2007-12-24 Thread Duncan
Steve Long [EMAIL PROTECTED] posted
[EMAIL PROTECTED], excerpted below, on  Mon, 24 Dec 2007 05:51:34
+:

 The most basic issue, which we didn't even discuss yet, afaik, is how
 to make every developer aware which feature belongs to which EAPI. I
 freely admit, I do not know that. Is there a list somewhere?

 Well the official one is the internal Gentoo PMS repo. The Council
 haven't changed the policy so far this term on what is the
 authoritative PMS. (Nor of course have they accepted any of the drafts
 officially.)

The problem right now is that while you are correct, that's the official 
list, due to technical/political issues, the Gentoo-official PMS repo 
doesn't (or didn't as of the last council meeting, according to the log) 
have any EAPI-1 info at all, as it's currently outdated, with the work 
all going into the off-Gentoo repo.  (Apparently, there aren't any 
official Gentoo devs working on PMS ATM. =8^(  Did I mention political 
issues in addition to technical ones?)

Thus, one can get detailed but unofficial specs from the informal non-
Gentoo repo, or a general summary as in the new-version portage 
announcement mentioning EAPI-1 support, now, or look at the code of the 
various PMs. =8^(

 EAPI issues may lead to a lot of confusion and eclass bloat, especially
 since we still can't remove stale eclasses afaik.

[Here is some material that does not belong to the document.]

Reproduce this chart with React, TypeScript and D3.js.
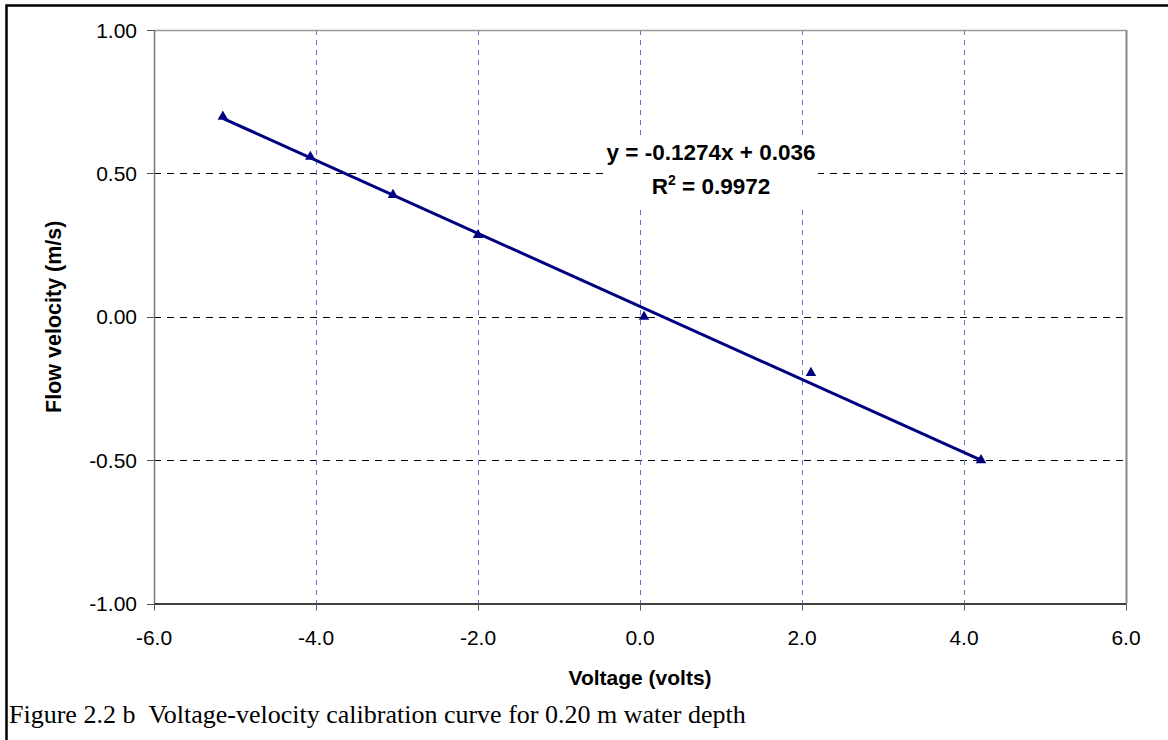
import React from "react";
import * as d3 from "d3";

const voltage = [-5.15, -4.07, -3.05, -2.0, 0.05, 2.11, 4.21];
const velocity = [0.698, 0.558, 0.425, 0.285, 0.0, -0.196, -0.5];
const xTicks = [-6, -4, -2, 0, 2, 4, 6];
const yTicks = [1, 0.5, 0, -0.5, -1];
const slope = -0.1274;
const intercept = 0.036;
const eqLine1 = "y = -0.1274x + 0.036";
const rSquared = "0.9972";
const xTitle = "Voltage (volts)";
const yTitle = "Flow velocity (m/s)";
const caption = "Figure 2.2 b \u00a0Voltage-velocity calibration curve for 0.20 m water depth";

const W = 1168;
const H = 740;
const left = 154;
const right = 1126;
const top = 30;
const bottom = 603.5;

const fmt2 = (t: number) => d3.format(".2f")(t).replace("\u2212", "-");
const fmt1 = (t: number) => d3.format(".1f")(t).replace("\u2212", "-");

export default function App() {
  const x = d3.scaleLinear().domain([-6, 6]).range([left, right]);
  const y = d3.scaleLinear().domain([-1, 1]).range([bottom, top]);
  const xMin = d3.min(voltage) as number;
  const xMax = d3.max(voltage) as number;
  const trend = d3
    .line<number>()
    .x((v) => x(v))
    .y((v) => y(slope * v + intercept))([xMin, xMax]);
  const tri = d3.symbol().type(d3.symbolTriangle).size(48)();
  const font = "Arial, 'Liberation Sans', sans-serif";

  return (
    <svg
      width={W}
      height={H}
      style={{ position: "absolute", left: 0, top: 0, background: "#fff" }}
    >
      <rect x={0} y={0} width={W} height={H} fill="#fff" />
      {/* outer frame */}
      <path d={`M6.5,${H + 5} L6.5,5.5 L${W + 5},5.5`} fill="none" stroke="#000" strokeWidth={2.5} />

      {/* horizontal gridlines */}
      {yTicks
        .filter((t) => t !== 1 && t !== -1)
        .map((t) => (
          <line
            key={"hg" + t}
            x1={left}
            x2={right}
            y1={Math.round(y(t)) + 0.5}
            y2={Math.round(y(t)) + 0.5}
            stroke="#000"
            strokeWidth={1}
            strokeDasharray="7,6"
          />
        ))}
      {/* vertical gridlines */}
      {xTicks
        .filter((t) => t !== -6 && t !== 6)
        .map((t) => (
          <line
            key={"vg" + t}
            x1={Math.round(x(t)) + 0.5}
            x2={Math.round(x(t)) + 0.5}
            y1={top}
            y2={bottom}
            stroke="#6e6ec8"
            strokeWidth={1}
            strokeDasharray="5,5"
          />
        ))}

      {/* plot border: top & right gray */}
      <line x1={left} x2={right} y1={top + 0.5} y2={top + 0.5} stroke="#999" strokeWidth={1.5} />
      <line x1={right + 0.5} x2={right + 0.5} y1={top} y2={bottom} stroke="#888" strokeWidth={2} />

      {/* equation label background */}
      <rect x={605} y={138} width={213} height={67} fill="#fff" />
      <text
        x={711}
        y={160}
        textAnchor="middle"
        fontFamily={font}
        fontWeight="bold"
        fontSize={22.5}
        fill="#000"
      >
        {eqLine1}
      </text>
      <text
        x={711}
        y={194}
        textAnchor="middle"
        fontFamily={font}
        fontWeight="bold"
        fontSize={22.5}
        fill="#000"
      >
        R<tspan dy={-9} fontSize={14}>2</tspan>
        <tspan dy={9}>{" = " + rSquared}</tspan>
      </text>

      {/* trend line */}
      <path d={trend || ""} fill="none" stroke="#000080" strokeWidth={3} />
      {/* markers */}
      {voltage.map((v, i) => (
        <path
          key={"m" + i}
          d={tri || ""}
          transform={`translate(${x(v)},${y(velocity[i])})`}
          fill="#000080"
        />
      ))}

      {/* y axis */}
      <line x1={left + 0.5} x2={left + 0.5} y1={top} y2={bottom} stroke="#777" strokeWidth={1.5} />
      {yTicks.map((t) => (
        <g key={"yt" + t}>
          <line
            x1={left - 7}
            x2={left}
            y1={Math.round(y(t)) + 0.5}
            y2={Math.round(y(t)) + 0.5}
            stroke="#555"
            strokeWidth={1}
          />
          <text
            x={left - 17}
            y={y(t)}
            dy="0.36em"
            textAnchor="end"
            fontFamily={font}
            fontSize={21}
            fill="#000"
          >
            {fmt2(t)}
          </text>
        </g>
      ))}
      {/* x axis */}
      <line x1={left} x2={right} y1={bottom + 0.5} y2={bottom + 0.5} stroke="#000" strokeWidth={1.5} />
      {xTicks.map((t) => (
        <g key={"xt" + t}>
          <line
            x1={Math.round(x(t)) + 0.5}
            x2={Math.round(x(t)) + 0.5}
            y1={bottom}
            y2={bottom + 7}
            stroke="#555"
            strokeWidth={1}
          />
          <text
            x={x(t)}
            y={645}
            textAnchor="middle"
            fontFamily={font}
            fontSize={21}
            fill="#000"
          >
            {fmt1(t)}
          </text>
        </g>
      ))}

      {/* axis titles */}
      <text
        x={(left + right) / 2}
        y={685}
        textAnchor="middle"
        fontFamily={font}
        fontWeight="bold"
        fontSize={21}
        fill="#000"
      >
        {xTitle}
      </text>
      <text
        transform={`translate(61,${(top + bottom) / 2}) rotate(-90)`}
        textAnchor="middle"
        fontFamily={font}
        fontWeight="bold"
        fontSize={21.5}
        fill="#000"
      >
        {yTitle}
      </text>

      {/* caption */}
      <text
        x={9}
        y={723}
        fontFamily="'Times New Roman', 'Liberation Serif', serif"
        fontSize={26}
        fill="#000"
      >
        {caption}
      </text>
    </svg>
  );
}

 Another maintenance headache, agreed.
 
 Is it possible to remove an eclass if it can be shown that there are no
 apps in the tree using it, say for over 2 years? That would give Gentoo
 equivalence with longer-term support from other distros, while
 allowing some breathing space wrt installed ebuilds. It'd be easy enough
 to automate a hook to move deleted eclasses to local overlay as well.

Well... according to the portage devs (as posted on the portage devel 
list) newer portage now stores the complete build environment, including 
the state of all inherited eclasses at the time of the original merge, 
and uses them at unmerge if at all possible.  If the merge was from an 
older version before this info was stored, or if the package database is 
corrupted and thus is otherwise missing the complete eclass info, portage 
can and does still pull from the live tree.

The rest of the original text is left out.